Task brief: Below this line is a set of entries; quote exactly the lines from the line that contains "Recreate this image" to the line that contains "import pandas as pd", both lines included.

Extracted information:
§
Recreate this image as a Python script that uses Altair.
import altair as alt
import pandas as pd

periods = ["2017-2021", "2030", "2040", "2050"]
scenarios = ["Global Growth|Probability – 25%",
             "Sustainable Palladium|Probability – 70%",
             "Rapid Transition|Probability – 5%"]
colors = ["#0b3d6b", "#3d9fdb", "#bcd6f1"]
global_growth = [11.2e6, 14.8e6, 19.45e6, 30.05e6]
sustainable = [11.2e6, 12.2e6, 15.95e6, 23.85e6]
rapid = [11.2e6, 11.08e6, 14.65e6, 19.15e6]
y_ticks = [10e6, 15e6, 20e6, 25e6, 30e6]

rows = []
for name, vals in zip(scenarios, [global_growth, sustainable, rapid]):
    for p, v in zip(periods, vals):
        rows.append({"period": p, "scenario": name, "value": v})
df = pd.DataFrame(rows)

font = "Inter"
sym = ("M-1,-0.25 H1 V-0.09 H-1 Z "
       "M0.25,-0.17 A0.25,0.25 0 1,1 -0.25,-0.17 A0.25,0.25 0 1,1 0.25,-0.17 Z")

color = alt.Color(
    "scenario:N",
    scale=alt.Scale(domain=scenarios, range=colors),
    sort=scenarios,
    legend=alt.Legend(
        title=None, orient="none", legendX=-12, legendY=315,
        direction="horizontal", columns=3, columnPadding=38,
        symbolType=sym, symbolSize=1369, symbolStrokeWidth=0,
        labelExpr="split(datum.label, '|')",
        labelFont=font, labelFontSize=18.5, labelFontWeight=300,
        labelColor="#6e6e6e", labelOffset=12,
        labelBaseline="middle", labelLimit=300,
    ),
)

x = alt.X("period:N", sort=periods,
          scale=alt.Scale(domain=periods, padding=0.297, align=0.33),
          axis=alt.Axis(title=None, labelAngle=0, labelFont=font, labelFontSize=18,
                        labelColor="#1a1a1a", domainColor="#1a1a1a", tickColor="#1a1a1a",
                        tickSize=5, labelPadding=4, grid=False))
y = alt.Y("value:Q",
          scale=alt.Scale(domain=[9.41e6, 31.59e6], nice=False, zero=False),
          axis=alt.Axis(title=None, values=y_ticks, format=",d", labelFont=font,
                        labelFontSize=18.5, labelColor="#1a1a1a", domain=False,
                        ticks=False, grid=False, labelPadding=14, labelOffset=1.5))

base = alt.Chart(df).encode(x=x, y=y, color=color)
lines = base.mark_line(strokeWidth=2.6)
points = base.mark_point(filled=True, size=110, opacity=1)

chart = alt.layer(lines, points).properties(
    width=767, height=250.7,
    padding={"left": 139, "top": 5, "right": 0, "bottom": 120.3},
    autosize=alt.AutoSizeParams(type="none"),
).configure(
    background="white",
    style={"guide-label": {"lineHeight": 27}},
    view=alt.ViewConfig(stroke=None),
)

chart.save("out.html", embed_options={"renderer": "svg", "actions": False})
§
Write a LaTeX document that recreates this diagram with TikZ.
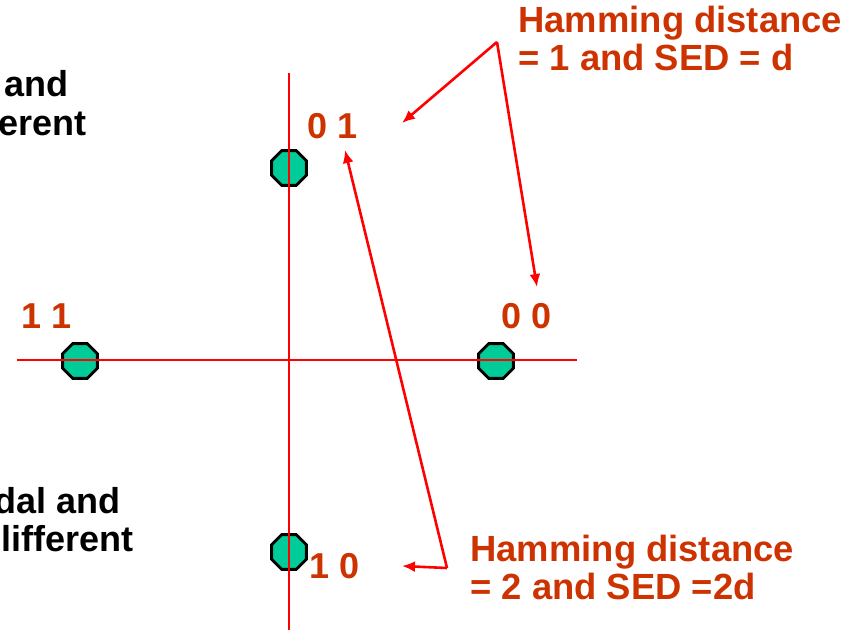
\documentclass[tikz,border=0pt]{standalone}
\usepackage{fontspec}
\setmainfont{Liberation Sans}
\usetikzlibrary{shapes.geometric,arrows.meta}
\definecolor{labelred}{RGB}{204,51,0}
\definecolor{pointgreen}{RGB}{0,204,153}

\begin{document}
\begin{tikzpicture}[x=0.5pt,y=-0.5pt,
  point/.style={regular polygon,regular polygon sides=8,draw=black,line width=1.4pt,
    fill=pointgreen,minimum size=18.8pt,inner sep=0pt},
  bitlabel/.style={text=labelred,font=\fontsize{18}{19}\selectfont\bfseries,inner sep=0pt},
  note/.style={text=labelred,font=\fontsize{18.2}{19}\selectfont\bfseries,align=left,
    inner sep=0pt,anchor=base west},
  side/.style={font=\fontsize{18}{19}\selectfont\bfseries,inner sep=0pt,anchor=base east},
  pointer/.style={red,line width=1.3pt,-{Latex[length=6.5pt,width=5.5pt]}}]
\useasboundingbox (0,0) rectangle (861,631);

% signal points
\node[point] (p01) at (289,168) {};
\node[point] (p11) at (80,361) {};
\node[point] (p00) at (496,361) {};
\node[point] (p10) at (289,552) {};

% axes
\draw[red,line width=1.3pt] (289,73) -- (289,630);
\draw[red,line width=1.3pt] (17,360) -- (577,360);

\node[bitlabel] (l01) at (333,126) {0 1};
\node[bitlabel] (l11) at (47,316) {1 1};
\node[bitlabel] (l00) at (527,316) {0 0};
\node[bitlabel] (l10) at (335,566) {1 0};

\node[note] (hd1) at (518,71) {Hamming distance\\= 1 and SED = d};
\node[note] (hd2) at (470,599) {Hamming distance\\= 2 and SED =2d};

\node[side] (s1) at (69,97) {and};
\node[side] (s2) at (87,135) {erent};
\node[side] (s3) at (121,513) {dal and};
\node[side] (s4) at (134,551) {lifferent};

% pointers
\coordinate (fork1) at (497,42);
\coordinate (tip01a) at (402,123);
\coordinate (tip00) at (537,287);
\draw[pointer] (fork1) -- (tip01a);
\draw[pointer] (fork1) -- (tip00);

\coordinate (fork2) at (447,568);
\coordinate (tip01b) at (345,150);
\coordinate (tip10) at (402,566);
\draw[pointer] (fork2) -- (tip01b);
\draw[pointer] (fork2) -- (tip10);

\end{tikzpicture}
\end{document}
§
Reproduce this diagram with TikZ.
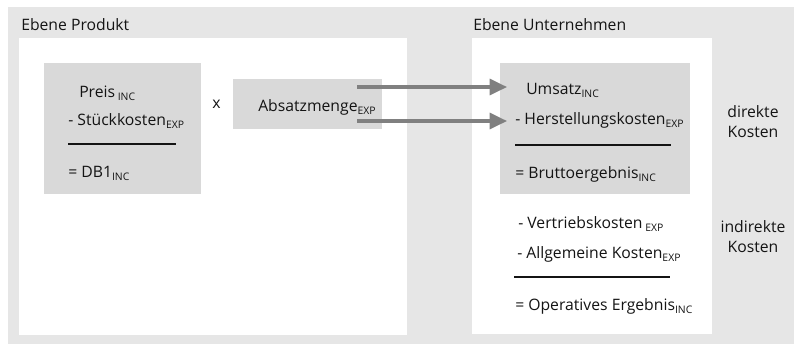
§
Problem solution:
Recreate this image as a Python script that uses Altair.
import altair as alt
import pandas as pd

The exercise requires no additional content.